Le joueur de tennis québécois Félix Auger-Aliassime a pris la parole, dimanche, pour donner son point de vue sur la crise raciale qui déchire les États-Unis depuis une semaine. Dans une vidéo publiée sur son compte Instagram et visionnée plus de 35 000 fois, le jeune homme de 19 ans qui a grandi à Québec se dit conscient que « tout le monde n’a pas la même liberté et les mêmes chances » que lui-même a eues. Il raconte que son père Sam, né au Togo mais établi au Québec depuis le milieu des années 90, a déjà été suivi puis interpellé par une policière de la Vieille-Capitale qui lui a souligné qu’il était rare qu’un homme de couleur conduise une voiture de luxe dans le quartier où il se trouvait.
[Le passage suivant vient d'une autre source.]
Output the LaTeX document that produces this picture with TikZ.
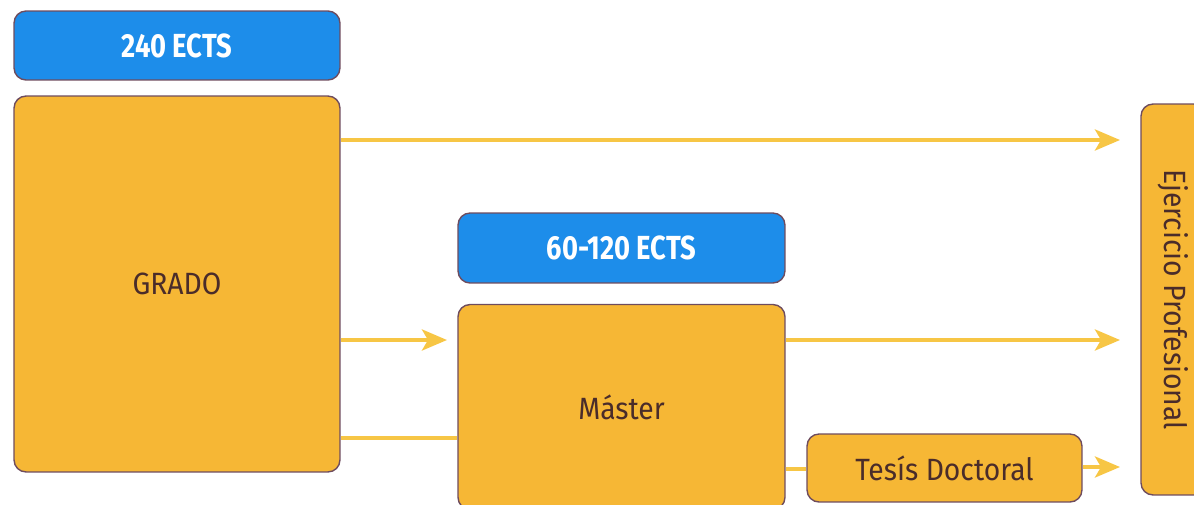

Cette histoire, « sans violence et conclue sans heurt », illustre, selon lui, ce qui « crée la frustration que l’on a vue récemment ». « Les gens doivent en prendre conscience : ça n’arrive pas qu’aux autres. Ce pourrait être vos amis, votre professeur, votre coach. Ça arrive à tout le monde », ajoute Félix Auger-Aliassime, qui déplore par ailleurs à quel point « c’est dur quand [cette discrimination] vient de personnes qui devraient nous protéger ». « Je souhaite que les choses s’améliorent au sud de la frontière et que ça se termine dans la paix », conclut-il.